“Stay curious. Keep your eyes and ears open and listen to what’s going on around you.”
That is the advice from BBC Radio London presenter and producer Jacqueline Shepherd, who says that if you think that something is important then take the initiative to investigate.
“The chances are that there will be someone out there who is interested in what you have got to say.”
Jacqueline, 43, from London, studied for her NCTJ diploma on a fast-track course at News Associates London and has since been working in radio and TV.
As well as stint at Times Radio, she can now be regularly heard on-air at BBC Radio London, presenting The Scene on Wednesdays, a show all about uncovering London’s diverse culture and emerging talent.
Before studying for a formal journalism qualification with the NCTJ, Jacqueline had already forged a career for herself within the media.
Originally working as a recruitment consultant, she had managed to make connections with a media course at Westminster University, who were looking for presenters for a TV show.
She said: “Off the back of that, I got a showreel together and I also did some community radio.
“One of the station managers put me forward for the Sky One show ‘What’s Up TV’.
“It was then that I thought ‘you aren’t getting rid of me’. I got my foot in the door and I wasn’t going anywhere.”
Jacqueline worked her way up to co-presenter and then lead presenter, working on the show for eight years.
At that point, Jacqueline was looking for more journalism opportunities, particularly in presenting, and had spoken with contacts at the BBC and Sky News. She was given guidance about studying for her NCTJ diploma and the support available through the Journalism Diversity Fund (JDF).
She said: “I didn’t want to find myself in a position where I have got this amazing opportunity and then they say no to me because I am not a qualified journalist.
“I wanted to level up, because I was essentially self-taught.
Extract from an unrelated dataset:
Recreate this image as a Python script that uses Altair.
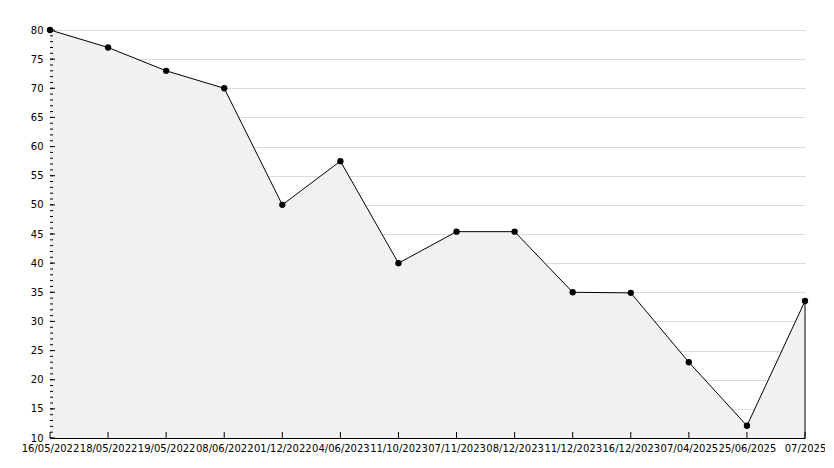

“It was the confidence in myself that got me this far. If I got some formal training then that will give me the boost I need.”
Having that financial support from the JDF meant that Jacqueline was able to fully immerse herself in her studies.
She said: “It was an intense full-time course and I was completely committed to my shorthand too.
“Achieving the diploma was absolutely brilliant and that sense of satisfaction, because it was always a pipe dream for a long time.
“Because I had my NCTJ, I then was confident enough to apply for jobs which I wouldn’t have even looked at before.”
Jacqueline was then offered freelance shifts at BBC Radio London, which then led to the opportunity to present the Wednesday night programme.
For Jacqueline she said she was particularly proud of the opportunity she had to present for Sky Sports News, as part of a commentary team for new 100-ball cricket competition The Hundred.
She said: “My dad was a cricketer and I have an affinity and fondness for the sport. They wanted a presenter who could talk about cricket in layman’s terms rather than an expert pundit.
“I loved being part of it.”
As well as presenting, Jacqueline’s passion lies in championing inclusion and ensuring marginalised communities have their voices heard.
She said: “I want to shine a spotlight on underserved communities – it’s intrinsic to who I am as a person.
“As a result of having a heightened profile, I want to highlight these important stories and issues.”